To work in fashion though, to start getting work on advertising campaigns with high street 'names', then you are likely to have to be agency represented. This is where things can get really tough. Most of the big agencies have VERY strict criteria in terms of body shape and measurements and they are pretty abrupt in telling you why you aren't suitable, but if you have a thick skin then it may be worth applying to a few. Be very WARY though of smaller agencies, there are strict rules, always check the latest rules on the UK Gov website ( and there is also plenty of advice on purple port.

It is very unlikely that the average person would ever earn a living from modelling, only a select few do well enough at it that it is their sole source of income, but plenty of others do earn some money from it, and many others have a lot of fun doing it as a hobby, so as long as you have realistic expectations, modelling is something that you can enjoy and you may even earn a little bit of money from it if you are lucky.

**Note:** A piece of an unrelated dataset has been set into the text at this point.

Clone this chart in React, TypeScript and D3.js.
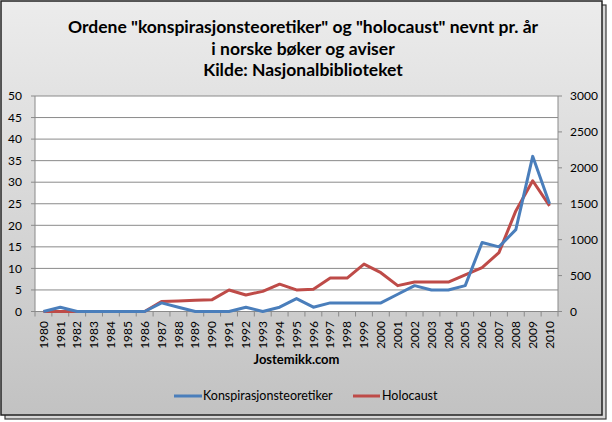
import React from "react";
import * as d3 from "d3";

const years: string[] = [
  "1980","1981","1982","1983","1984","1985","1986","1987","1988","1989",
  "1990","1991","1992","1993","1994","1995","1996","1997","1998","1999",
  "2000","2001","2002","2003","2004","2005","2006","2007","2008","2009","2010",
];
const konspirasjon: number[] = [
  0,1,0,0,0,0,0,2,1,0,
  0,0,1,0,1,3,1,2,2,2,
  2,4,6,5,5,6,16,15,19,36,25,
];
const holocaust: number[] = [
  0,0,0,0,0,0,0,140,145,155,
  165,300,230,280,380,300,310,465,465,660,
  540,360,410,410,410,510,610,820,1400,1820,1470,
];
const leftTicks: number[] = [0,5,10,15,20,25,30,35,40,45,50];
const rightTicks: number[] = [0,500,1000,1500,2000,2500,3000];
const titleLines: string[] = [
  "Ordene \"konspirasjonsteoretiker\" og \"holocaust\" nevnt pr. år",
  "i norske bøker og aviser",
  "Kilde: Nasjonalbiblioteket",
];
const seriesNames: string[] = ["Konspirasjonsteoretiker", "Holocaust"];
const xTitle = "Jostemikk.com";

const W = 612, H = 422;
const PL = 35, PR = 558, PT = 96, PB = 311.5;
const BLUE = "#4a7ebb", RED = "#be4b48";
const FONT = "Lato, 'Open Sans', sans-serif";

export default function App() {
  const x = d3.scaleBand<string>().domain(years).range([PL, PR]).padding(0);
  const cx = (y: string) => (x(y) as number) + x.bandwidth() / 2;
  const yL = d3.scaleLinear().domain([0, 50]).range([PB, PT]);
  const yR = d3.scaleLinear().domain([0, 3000]).range([PB, PT]);

  const lineL = d3.line<number>().x((_, i) => cx(years[i])).y((d) => yL(d));
  const lineR = d3.line<number>().x((_, i) => cx(years[i])).y((d) => yR(d));

  const gridColor = "#8a8a8a";
  const boundaries = years.map((y) => x(y) as number).concat([PR]);

  return (
    <svg width={W} height={H} style={{ position: "fixed", left: 0, top: 0 }} fontFamily={FONT}>
      <defs>
        <linearGradient id="bg" x1="0" y1="0" x2="0" y2="1">
          <stop offset="0" stopColor="#ececec" />
          <stop offset="1" stopColor="#c2c2c2" />
        </linearGradient>
      </defs>
      <rect x={0} y={0} width={W} height={H} fill="#ffffff" />
      <rect x={5} y={5} width={601} height={414} fill="#d6d6d6" stroke="#3a3a3a" strokeWidth={1.2} />
      <rect x={1} y={1} width={601} height={414} fill="url(#bg)" stroke="#222" strokeWidth={1.5} />

      {titleLines.map((t, i) => (
        <text key={i} x={303} y={33 + i * 21.5} textAnchor="middle" fontWeight="bold" fontSize={17.5} fill="#000">
          {t}
        </text>
      ))}

      <rect x={PL} y={PT} width={PR - PL} height={PB - PT} fill="#ffffff" />

      {leftTicks.map((t) => (
        <g key={t}>
          {t > 0 && <line x1={PL} x2={PR} y1={yL(t)} y2={yL(t)} stroke={gridColor} strokeWidth={1} />}
          <line x1={PL - 4} x2={PL} y1={yL(t)} y2={yL(t)} stroke={gridColor} />
          <text x={22} y={yL(t)} dy="0.35em" textAnchor="end" fontSize={12} fill="#000">{t}</text>
        </g>
      ))}
      {rightTicks.map((t) => (
        <g key={t}>
          <line x1={PR} x2={PR + 4} y1={yR(t)} y2={yR(t)} stroke={gridColor} />
          <text x={570} y={yR(t)} dy="0.35em" textAnchor="start" fontSize={12} fill="#000">{t}</text>
        </g>
      ))}
      <line x1={PL} x2={PL} y1={PT} y2={PB} stroke={gridColor} />
      <line x1={PR} x2={PR} y1={PT} y2={PB} stroke={gridColor} />
      <line x1={PL} x2={PR} y1={PB} y2={PB} stroke={gridColor} />
      {boundaries.map((b, i) => (
        <line key={i} x1={b} x2={b} y1={PB} y2={PB + 5} stroke={gridColor} />
      ))}
      {years.map((y) => (
        <text key={y} transform={`translate(${cx(y)},321) rotate(-90)`} dy="0.35em" textAnchor="end" fontSize={12} fill="#000">
          {y}
        </text>
      ))}
      <text x={(PL + PR) / 2} y={364} textAnchor="middle" fontWeight="bold" fontSize={13} fill="#000">{xTitle}</text>

      <path d={lineR(holocaust) || ""} fill="none" stroke={RED} strokeWidth={3} strokeLinejoin="round" />
      <path d={lineL(konspirasjon) || ""} fill="none" stroke={BLUE} strokeWidth={3} strokeLinejoin="round" />

      <g>
        <line x1={174} x2={202} y1={396} y2={396} stroke={BLUE} strokeWidth={3} />
        <text x={203} y={396} dy="0.35em" fontSize={12.5} fill="#000">{seriesNames[0]}</text>
        <line x1={353} x2={380} y1={396} y2={396} stroke={RED} strokeWidth={3} />
        <text x={382} y={396} dy="0.35em" fontSize={12.5} fill="#000">{seriesNames[1]}</text>
      </g>
    </svg>
  );
}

One thing though, ALWAYS place your safety first. I would always recommend that, certainly to start with, you take a chaperone with you to shoots, some photographers don't like this, but good photographers won't mind, always ensure that someone knows where you are going, and what time you expect to finish. NEVER meet up with a photographer you don't know in an isolated location on your own, if you are shooting at a remote or isolated location, take someone with you, and make sure someone knows where you are going and get them to check in with you. I would recommend that until you are experienced that you only organise shoots through a site like purple port rather than on Facebook or something else, purple port have a reference system, you can see who has worked with someone previously, and contact them to get their views on the photographer before agreeing to work with them. If you use purple ports messaging system, your correspondence is recorded and purple port have strict rules.